De esa exageración de lo racional había brotado, según Zambrano, el rechazo al propio sentido de la vida que se vengaría reclamando el retorno a lo elemental, a lo sustancial, a la lucha contra el absolutismo de la inteligencia. Del combate contra los abusos del racionalismo, sin embargo, habían surgido las condiciones de la barbarie. De la condena de unos excesos Europa se había deslizado al rechazo de la cultura entera, a negar el vínculo entre la razón y la experiencia vital que constituye una civilización. Para María Zambrano, el fascismo era la forma más peligrosa de esa quiebra cultural. Y, para una persona que jamás abjuró de su acendrado españolismo, lo peor de esa actitud era que se ejercía precisamente en nombre de la redención de la España auténtica frente a la impostura de la Antiespaña, contaminada por el pensamiento moderno de Europa.

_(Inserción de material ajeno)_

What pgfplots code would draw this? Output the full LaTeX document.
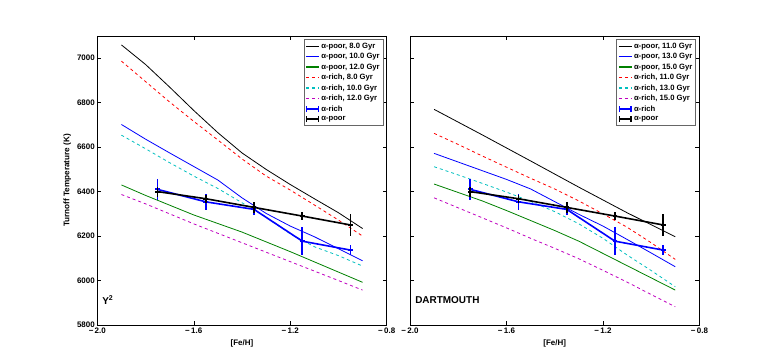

La defensa del espíritu español había de hacerse desde otro lugar. La guerra civil era una inmensa posibilidad, porque había sacado a la luz las insuficiencias del curso intelectual de Europa, había denunciado la parálisis del pensamiento español durante siglos, y ofrecía ahora la oportunidad de devolverle a España un protagonismo que había de rectificar ambas cosas. Circunstancia terrible la de la guerra pero ocasión para que el hombre se entregara a «un hecho vivido íntegramente sin rehusar todo su fruto. Una experiencia en que el hombre de hoy se entregue a la vida o, lo que es lo mismo, a los acontecimientos, y los apure hasta el fin». La nación en lucha podría acabar con toda falsificación racionalista y destruiría la máscara del fascismo como protesta de la vida auténtica, como ensalzamiento de la patria verdadera, como salvación de la comunidad tradicional.

La misión del intelectual

La misión del intelectual era terrible: debía tomar partido. Zambrano despreció a quienes se alojaban en una caprichosa neutralidad blindada por su autismo elitista. Despreció a quienes no combatieron: «quedarán desvinculados de las tareas esenciales del futuro, vagando por esos espacios siderales del arte, lejos de los hombres, de sus dolores y de sus glorias. Los que no fueron capaces de hundirse en las zonas fecundas de su hombría, quedarán condenados por la justicia invulnerable de la vida a vagar melancólicamente, administrando su obra anterior». Tremendas palabras que solo podían aludir a quienes fueran sus amigos y maestros, cuyo refinamiento intelectual y exquisitez moral les permitió no escoger cuando todos los españoles lo estaban haciendo, con repugnancia por la muerte, pero con conciencia de que, a uno y otro lado, se combatía por el destino irrevocable de España.

Esa España que había quedado al margen de tantas cosas en los grandes cambios espirituales del mundo moderno –resulta conmovedor el elogio que esta republicana hace de la reforma católica y de San Ignacio, como respuesta a otro momento de zozobra–, es la España que tiene reservas inmensas para hacer frente a una crisis de civilización. El pueblo, el buen pueblo español que ha desdeñado la corrupción de sus elites, la carencia de su sentido de Estado, la frivolidad de quienes debían haber sido sus dirigentes, ha mostrado que quiere ocupar un lugar en la historia. Más que eso: que quiere recuperarse a sí mismo, descubriendo en su ayer una norma moral que no es pura reacción, sino hallazgo de aquello que no pudo realizarse plenamente.

Toda la historia del fracaso español resuena en las páginas de Zambrano como esperanza y como ejemplo para el mundo en esa tremenda «hora de España». Porque España tiene capacidad de transmitir su energía en un momento en que el racionalismo y el vitalismo radicales devoran la consistencia anímica de Occidente. Y lo hace con su sacrificio. Esa salvación «tenía que hacerse en la sangre y, por la sangre, en la vida. Pero la sangre también puede hacerse universal.